Now, let’s apply this to climate change, focusing on a major recent report by the IPCC (Intergovernmental Panel on Climate Change) on likely consequences of near-future global warming. A good start involves examining media reports:
- The NYT summary is here, from which that alarming image above was adopted. (Both are worthy of analysis: why was such an alarming image chosen to summarize an ostensibly fact-laden news story?)
- The reaction of the U.S. administration to the IPCC report was, basically, silence. Then this back and forth in a press conference.
One could go on and on: just search Twitter for #SR15 and you’ll see lots of responses—and a reminder that there are far more than the two sides noted above. The one that caught my eye was a vitally important challenge to the universal “we” of “We must act now to stop global warming!,” with diverse writers reminding people and leaders in key carbon emitting countries that the responsibility is primarily theirs.
Another provocative set of positions has long been espoused by Ted Nordhaus of The Breakthrough Institute. His recent tweets include a reminder of his 2018 Foreign Affairs article arguing that the goal of limiting global warming to an additional 2.0°C (one of the IPCC’s key targets) is arbitrary, and another reminder of a piece he and colleague Michael Shellenberger put out in 2009 decrying carbon tax- or cap-based approaches as unrealistic. These arguments (and those of others at BTI, e.g., Alex Trembath) fly in the face of a great deal of the IPCC report and media commentary.
It seems like, the more you read about climate change, the more complicated it gets! Indeed, the real debates among scholars are generally not the ones people tend to focus on (e.g., whether or not humans are responsible for global warming), but the super-important matters of policy and action. Take, for instance, the issue of engaging with the public to create greater support for climate action, perhaps most clearly stated in a thoughtful recent report released in response to the IPCC release. Yet other, equally thoughtful, scholars have argued that the whole strategy of public engagement is based on a flawed theory of change (i.e., it hasn’t made/won’t make a big difference), and has led to a sort of enforced groupthink intolerant of expanding the discussion on climate change action.
So, how shall we do a good environmental analysis of a topic this big and unruly? Let’s consider those three definitional qualities:
- Open. Who are we listening to? Is our mind made up? Are we going to a news source, or gathering data, driven by genuine curiosity, or by confirmation bias? As we proceed in our analysis, do we disclose the choices we made and why?

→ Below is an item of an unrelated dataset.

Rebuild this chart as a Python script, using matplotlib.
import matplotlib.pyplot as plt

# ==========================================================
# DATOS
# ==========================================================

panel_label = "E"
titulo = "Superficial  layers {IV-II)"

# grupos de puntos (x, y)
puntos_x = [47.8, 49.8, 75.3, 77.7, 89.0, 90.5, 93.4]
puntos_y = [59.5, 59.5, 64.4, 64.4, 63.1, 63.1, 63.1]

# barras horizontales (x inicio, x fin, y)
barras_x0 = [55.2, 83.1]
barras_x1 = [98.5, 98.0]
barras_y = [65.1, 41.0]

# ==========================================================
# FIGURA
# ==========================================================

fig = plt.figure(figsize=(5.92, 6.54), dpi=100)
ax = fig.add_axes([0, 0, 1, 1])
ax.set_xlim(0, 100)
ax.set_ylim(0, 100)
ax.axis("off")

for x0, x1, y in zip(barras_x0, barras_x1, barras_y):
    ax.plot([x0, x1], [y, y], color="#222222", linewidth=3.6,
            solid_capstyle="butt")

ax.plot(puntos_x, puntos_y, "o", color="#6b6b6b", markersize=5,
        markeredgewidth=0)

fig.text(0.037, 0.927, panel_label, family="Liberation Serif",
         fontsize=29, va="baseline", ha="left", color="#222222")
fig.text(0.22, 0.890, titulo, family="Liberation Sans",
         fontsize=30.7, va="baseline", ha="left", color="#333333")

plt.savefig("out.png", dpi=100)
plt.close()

- Systematic. What broad analytical approach are we following? We must do more sophisticated work than just “look at the facts,” or “trust the experts”—there are far too many facts and experts out there. If we follow the situated research approach, where shall we situate our analysis and why? (One good recent example is Hurricane Michael, which pounded destruction on the Florida Panhandle and prompted intense debate on the role played by climate change.)
- Reflection. What are the questions we hear people asking? What are our questions? How shall we fit them into our situated approach as framing (broad) vs. focus (research) questions? How shall we order them (sometimes supplying questions to address assumptions) to cover the full descriptive/explanatory/evaluative/instrumental sequence?
The above is just a start: there could possibly be a thousand great situated research projects analyzing climate change in the context of Hurricane Michael and the Florida Panhandle. They may all derive from some of the same large questions people are asking—how did this happen to us again? why has the impact been so devastating? what can be done to prevent such catastrophes in future?—but then zoom in to all sorts of researchable questions, and zoom back out again to shed some light on these big questions.
Whether one has the opportunity to do a full situated environmental analysis, or simply wishes to make sense of a news item, it’s always good to ask: am I being open? systematic? reflective? I’d appreciate your thoughts on how these principles work for you.